— Start —
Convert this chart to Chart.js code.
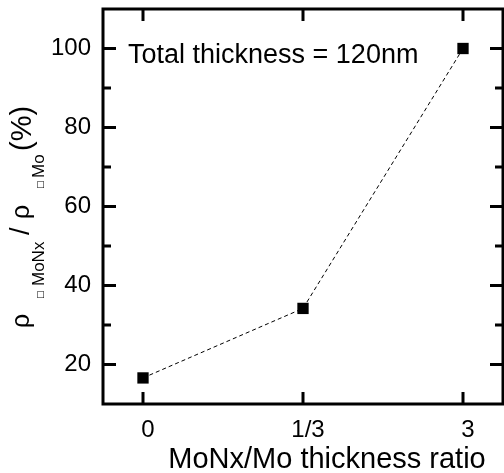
<!DOCTYPE html>
<html>
<head>
<meta charset="utf-8">
<script src="https://cdn.jsdelivr.net/npm/chart.js@4.4.0/dist/chart.umd.min.js"></script>
<style>
  html, body { margin: 0; padding: 0; background: #fff; }
</style>
</head>
<body>
<canvas id="chart" width="504" height="473"></canvas>
<script>
// data
const ratioLabels = ['0', '1/3', '3'];
const ratioPositions = [0, 1, 2];
const resistivityRatio = [16.6, 34.2, 100];
const yMajorTicks = [20, 40, 60, 80, 100];
const yMinorTicks = [30, 50, 70, 90];

const noteText = 'Total thickness = 120nm';
const xTitle = 'MoNx/Mo thickness ratio';
// y title pieces: main text and subscripts
const yTitleParts = [
    { text: 'ρ', start: 328, base: 29, size: 25, font: 'Liberation Sans' },
    { text: '□', start: 299, base: 43, size: 9, font: 'DejaVu Sans' },
    { text: 'MoNx', start: 286, base: 44, size: 17, font: 'Liberation Sans' },
    { text: '/', start: 235, base: 29, size: 27, font: 'Liberation Sans' },
    { text: 'ρ', start: 219, base: 29, size: 25, font: 'Liberation Sans' },
    { text: '□', start: 189, base: 43, size: 9, font: 'DejaVu Sans' },
    { text: 'Mo', start: 178, base: 44, size: 17, font: 'Liberation Sans' },
    { text: '(%)', start: 151, base: 31, size: 29, font: 'Liberation Sans' }
];

const FONT = '"Liberation Sans", Arial, sans-serif';

// frame, inward ticks and text
const framePlugin = {
    id: 'frame',
    afterDatasetsDraw(chart) {
        const { ctx, chartArea: a, scales } = chart;
        const x = scales.x, y = scales.y;
        ctx.save();
        ctx.strokeStyle = '#000';
        ctx.lineWidth = 3;
        ctx.strokeRect(a.left, a.top, a.right - a.left, a.bottom - a.top);

        ctx.beginPath();
        yMajorTicks.forEach(v => {
            const py = y.getPixelForValue(v);
            ctx.moveTo(a.left, py); ctx.lineTo(a.left + 13, py);
            ctx.moveTo(a.right, py); ctx.lineTo(a.right - 13, py);
        });
        yMinorTicks.forEach(v => {
            const py = y.getPixelForValue(v);
            ctx.moveTo(a.left, py); ctx.lineTo(a.left + 8, py);
            ctx.moveTo(a.right, py); ctx.lineTo(a.right - 8, py);
        });
        ratioPositions.forEach(v => {
            const px = x.getPixelForValue(v);
            ctx.moveTo(px, a.bottom); ctx.lineTo(px, a.bottom - 12);
            ctx.moveTo(px, a.top); ctx.lineTo(px, a.top + 12);
        });
        ctx.stroke();

        ctx.fillStyle = '#000';
        ctx.textBaseline = 'alphabetic';
        ctx.font = '27px ' + FONT;
        ctx.textAlign = 'left';
        ctx.fillText(noteText, 128, 63);

        ctx.font = '29px ' + FONT;
        ctx.textAlign = 'center';
        ctx.fillText(xTitle, 327, 468);

        ctx.textAlign = 'left';
        yTitleParts.forEach(p => {
            ctx.save();
            ctx.translate(p.base, p.start);
            ctx.rotate(-Math.PI / 2);
            ctx.font = p.size + 'px "' + p.font + '", sans-serif';
            ctx.fillText(p.text, 0, 0);
            ctx.restore();
        });
        ctx.restore();
    }
};

new Chart(document.getElementById('chart'), {
    type: 'line',
    data: {
        datasets: [{
            data: ratioPositions.map((p, i) => ({ x: p, y: resistivityRatio[i] })),
            borderColor: '#000',
            borderWidth: 1,
            borderDash: [4, 3],
            backgroundColor: '#000',
            pointStyle: 'rect',
            pointRadius: 8,
            pointBorderWidth: 0,
            tension: 0
        }]
    },
    options: {
        responsive: false,
        animation: false,
        layout: { autoPadding: false, padding: { top: 9, right: 1, left: 0, bottom: 0 } },
        plugins: { legend: { display: false }, tooltip: { enabled: false } },
        scales: {
            x: {
                type: 'linear',
                min: -0.25,
                max: 2.25,
                grid: { display: false, drawTicks: false },
                border: { display: false },
                afterBuildTicks: s => { s.ticks = ratioPositions.map(v => ({ value: v })); },
                afterFit: s => { s.height = 69; s.paddingLeft = 0; s.paddingRight = 0; },
                ticks: {
                    color: '#000',
                    font: { family: FONT, size: 24 },
                    padding: 12,
                    labelOffset: 5,
                    maxRotation: 0,
                    autoSkip: false,
                    callback: v => ratioLabels[ratioPositions.indexOf(v)]
                }
            },
            y: {
                min: 10,
                max: 110,
                grid: { display: false, drawTicks: false },
                border: { display: false },
                afterBuildTicks: s => { s.ticks = yMajorTicks.map(v => ({ value: v })); },
                afterFit: s => { s.width = 103; s.paddingTop = 0; s.paddingBottom = 0; },
                ticks: {
                    color: '#000',
                    font: { family: FONT, size: 24 },
                    padding: 12
                }
            }
        }
    },
    plugins: [framePlugin]
});
</script>
</body>
</html>
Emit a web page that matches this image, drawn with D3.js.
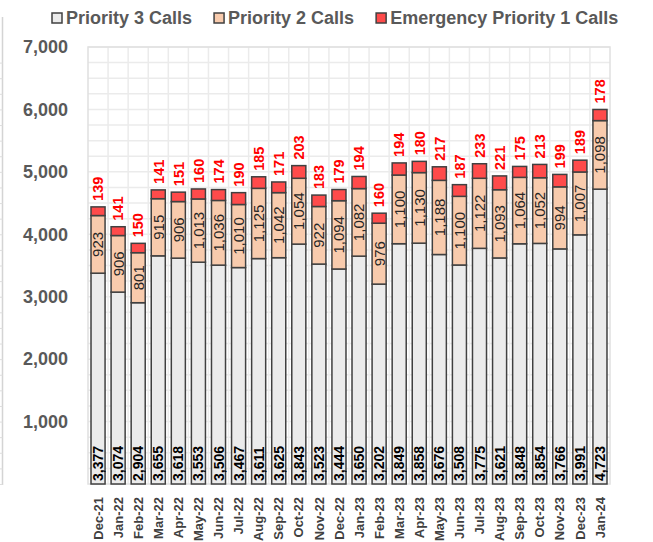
<!DOCTYPE html>
<html>
<head>
<meta charset="utf-8">
<script src="https://cdn.jsdelivr.net/npm/d3@7"></script>
<style>
  body { margin: 0; background: #fff; }
  svg { display: block; font-family: "Liberation Sans", Arial, sans-serif; }
</style>
</head>
<body>
<div id="chart"></div>
<script>
const months = ["Dec-21","Jan-22","Feb-22","Mar-22","Apr-22","May-22","Jun-22","Jul-22","Aug-22","Sep-22","Oct-22","Nov-22","Dec-22",
  "Jan-23","Feb-23","Mar-23","Apr-23","May-23","Jun-23","Jul-23","Aug-23","Sep-23","Oct-23","Nov-23","Dec-23","Jan-24"];
const priority3 = [3377,3074,2904,3655,3618,3553,3506,3467,3611,3625,3843,3523,3444,3650,3202,3849,3858,3676,3508,3775,3621,3848,3854,3766,3991,4723];
const priority2 = [923,906,801,915,906,1013,1036,1010,1125,1042,1054,922,1094,1082,976,1100,1130,1188,1100,1122,1093,1064,1052,994,1007,1098];
const priority1 = [139,141,150,141,151,160,174,190,185,171,203,183,179,194,160,194,180,217,187,233,221,175,213,199,189,178];
const yTicks = [1000,2000,3000,4000,5000,6000,7000];

const width = 653, height = 542;
const margin = { top: 47, right: 43, bottom: 58, left: 88 };

const seriesKeys = ["p3", "p2", "p1"];
const seriesNames = ["Priority 3 Calls", "Priority 2 Calls", "Emergency Priority 1 Calls"];
const colors = { p3: "#ebebeb", p2: "#f8cbad", p1: "#ff4b4b" };

const table = months.map((m, i) => ({ month: m, p3: priority3[i], p2: priority2[i], p1: priority1[i] }));
const stacked = d3.stack().keys(seriesKeys)(table);

const svg = d3.select("#chart").append("svg")
  .attr("width", width).attr("height", height);

const x = d3.scaleBand().domain(months)
  .range([margin.left, width - margin.right]).paddingInner(0.3).paddingOuter(0.15);
const y = d3.scaleLinear().domain([0, 7000]).range([height - margin.bottom, margin.top]);

// bit of a neighbouring frame at the left edge
svg.append("line").attr("x1", 2.5).attr("x2", 2.5).attr("y1", 17).attr("y2", 485)
  .attr("stroke", "#d4d4d4").attr("stroke-width", 1.5);
svg.selectAll(".edge").data(d3.range(0, 7000, 250)).enter().append("line")
  .attr("x1", 0).attr("x2", 2.5)
  .attr("y1", d => y(d) + 0.5).attr("y2", d => y(d) + 0.5)
  .attr("stroke", "#dedede");

// grid
const grid = svg.append("g");
grid.selectAll(".hg").data(d3.range(250, 7001, 250)).enter().append("line")
  .attr("x1", margin.left).attr("x2", width - margin.right)
  .attr("y1", d => y(d)).attr("y2", d => y(d))
  .attr("stroke", "#ebebeb").attr("stroke-width", 1.5);
const step = x.step();
grid.selectAll(".vg").data(months.slice(1)).enter().append("line")
  .attr("x1", d => x(d) - step * 0.15).attr("x2", d => x(d) - step * 0.15)
  .attr("y1", margin.top).attr("y2", y(0))
  .attr("stroke", "#ebebeb").attr("stroke-width", 1.5);
grid.append("rect")
  .attr("x", margin.left).attr("y", margin.top)
  .attr("width", width - margin.right - margin.left).attr("height", y(0) - margin.top)
  .attr("fill", "none").attr("stroke", "#e0e0e0").attr("stroke-width", 1.5);

// y axis labels
svg.append("g").selectAll("text").data(yTicks).enter().append("text")
  .attr("x", 68).attr("y", d => y(d)).attr("dy", "0.35em")
  .attr("text-anchor", "end")
  .style("font-size", "18px").style("font-weight", "bold").attr("fill", "#595959")
  .text(d3.format(","));

// bars
svg.append("g").selectAll("g").data(stacked).enter().append("g")
  .attr("fill", d => colors[d.key])
  .selectAll("rect").data(d => d).enter().append("rect")
  .attr("x", d => x(d.data.month))
  .attr("width", x.bandwidth())
  .attr("y", d => y(d[1]))
  .attr("height", d => y(d[0]) - y(d[1]))
  .attr("stroke", "#404040").attr("stroke-width", 1.5);

const fmt = d3.format(",");
const cx = d => x(d.data.month) + x.bandwidth() / 2;

// priority 3 labels (bottom of bar)
svg.append("g").selectAll("text").data(stacked[0]).enter().append("text")
  .attr("transform", d => `translate(${cx(d)},${y(0) - 3}) rotate(-90)`)
  .attr("dy", "0.36em")
  .style("font-size", "14px").style("font-weight", "bold").attr("fill", "#000")
  .text(d => fmt(d.data.p3));

// priority 2 labels (middle of segment)
svg.append("g").selectAll("text").data(stacked[1]).enter().append("text")
  .attr("transform", d => `translate(${cx(d)},${(y(d[0]) + y(d[1])) / 2}) rotate(-90)`)
  .attr("dy", "0.36em").attr("text-anchor", "middle")
  .style("font-size", "15px").attr("fill", "#262626")
  .text(d => fmt(d.data.p2));

// priority 1 labels (above bar)
svg.append("g").selectAll("text").data(stacked[2]).enter().append("text")
  .attr("transform", d => `translate(${cx(d)},${y(d[1]) - 6}) rotate(-90)`)
  .attr("dy", "0.36em")
  .style("font-size", "14.5px").style("font-weight", "bold").attr("fill", "#ff0000")
  .text(d => fmt(d.data.p1));

// x labels
svg.append("g").selectAll("text").data(months).enter().append("text")
  .attr("transform", d => `translate(${x(d) + x.bandwidth() / 2},497) rotate(-90)`)
  .attr("dy", "0.36em").attr("text-anchor", "end")
  .style("font-size", "13px").style("font-weight", "bold").attr("fill", "#404040")
  .text(d => d);

// legend
const legend = svg.append("g");
let lx = 52;
seriesKeys.forEach((k, i) => {
  legend.append("rect").attr("x", lx).attr("y", 13).attr("width", 10).attr("height", 10)
    .attr("fill", colors[k]).attr("stroke", "#404040").attr("stroke-width", 1.5);
  const t = legend.append("text").attr("x", lx + 14).attr("y", 24)
    .style("font-size", "18px").style("font-weight", "bold").attr("fill", "#595959")
    .text(seriesNames[i]);
  lx += 14 + t.node().getComputedTextLength() + 22;
});
</script>
</body>
</html>
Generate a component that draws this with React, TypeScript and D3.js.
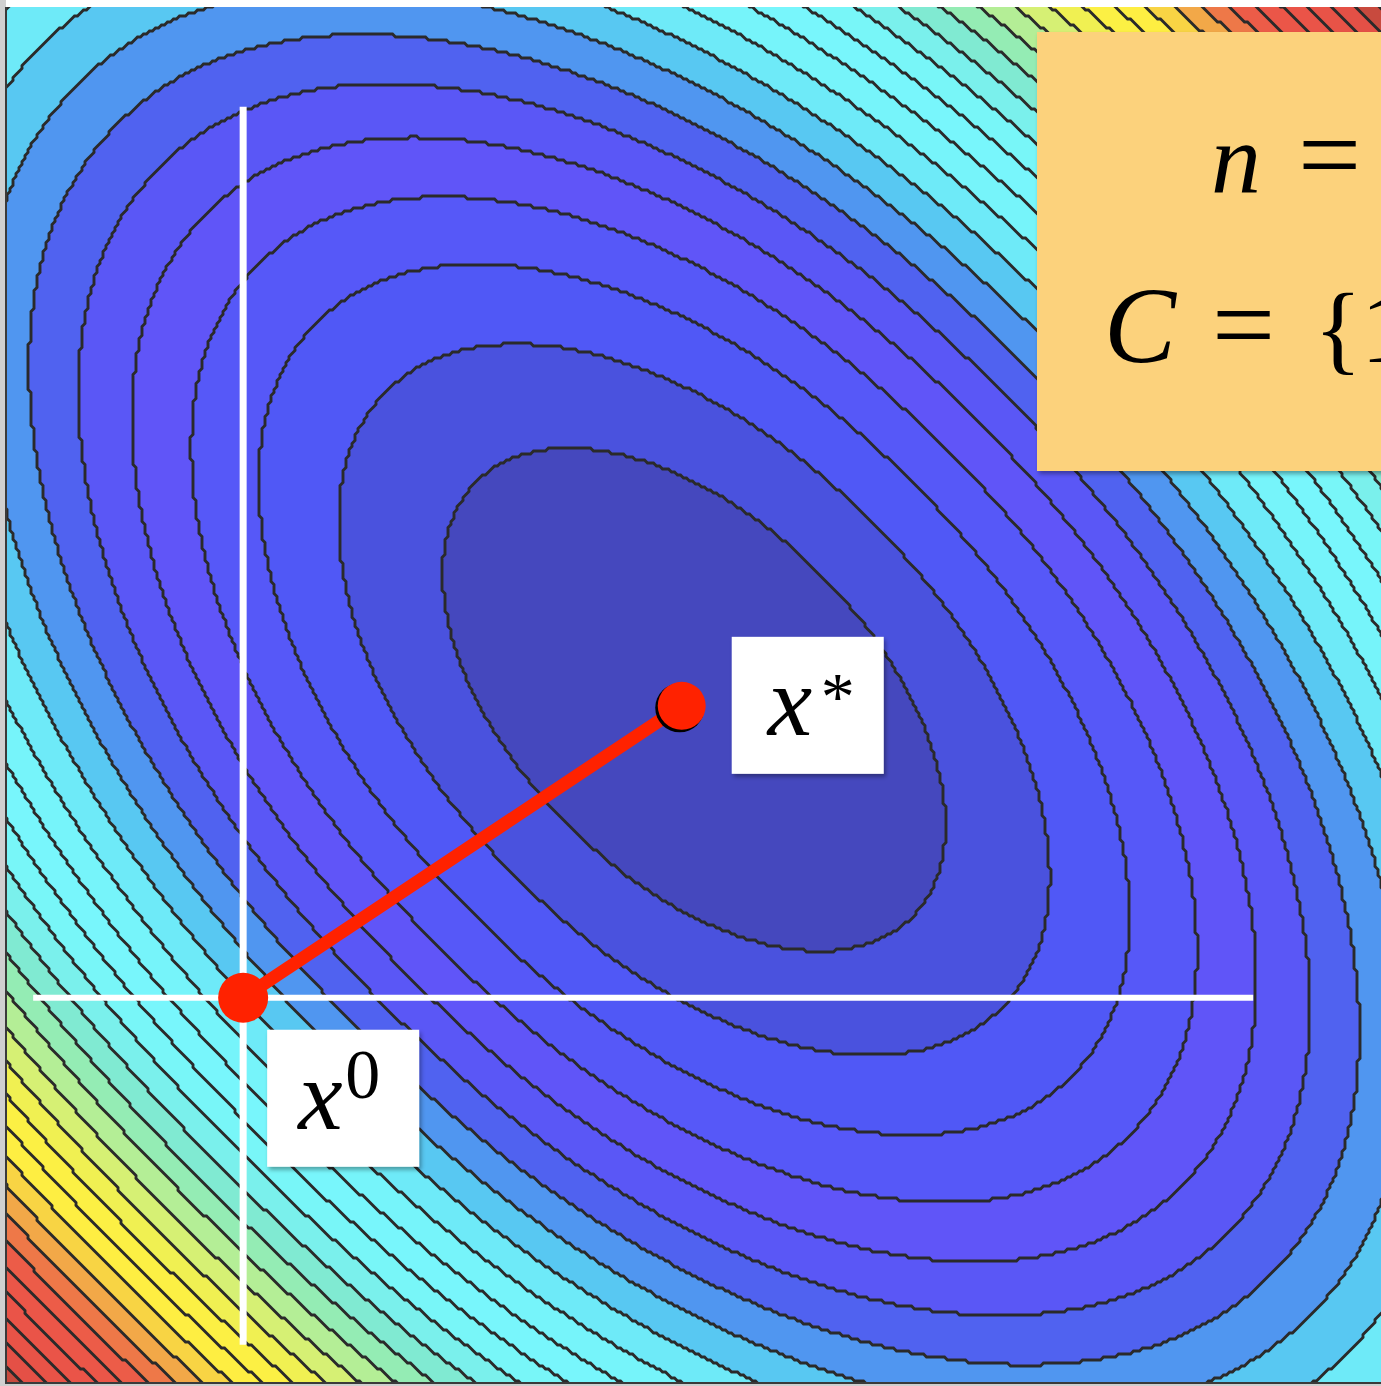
— End —
● **AIM OF THE EXERCISE**:
Give again, word for word, every line from the top of the data through the line with "const yMinorTicks = [30, 50, 70, 90];", both ends included, and exclude the pictures.

● **SOLUTION TO THE PROBLEM**:
Convert this chart to Chart.js code.
<!DOCTYPE html>
<html>
<head>
<meta charset="utf-8">
<script src="https://cdn.jsdelivr.net/npm/chart.js@4.4.0/dist/chart.umd.min.js"></script>
<style>
  html, body { margin: 0; padding: 0; background: #fff; }
</style>
</head>
<body>
<canvas id="chart" width="504" height="473"></canvas>
<script>
// data
const ratioLabels = ['0', '1/3', '3'];
const ratioPositions = [0, 1, 2];
const resistivityRatio = [16.6, 34.2, 100];
const yMajorTicks = [20, 40, 60, 80, 100];
const yMinorTicks = [30, 50, 70, 90];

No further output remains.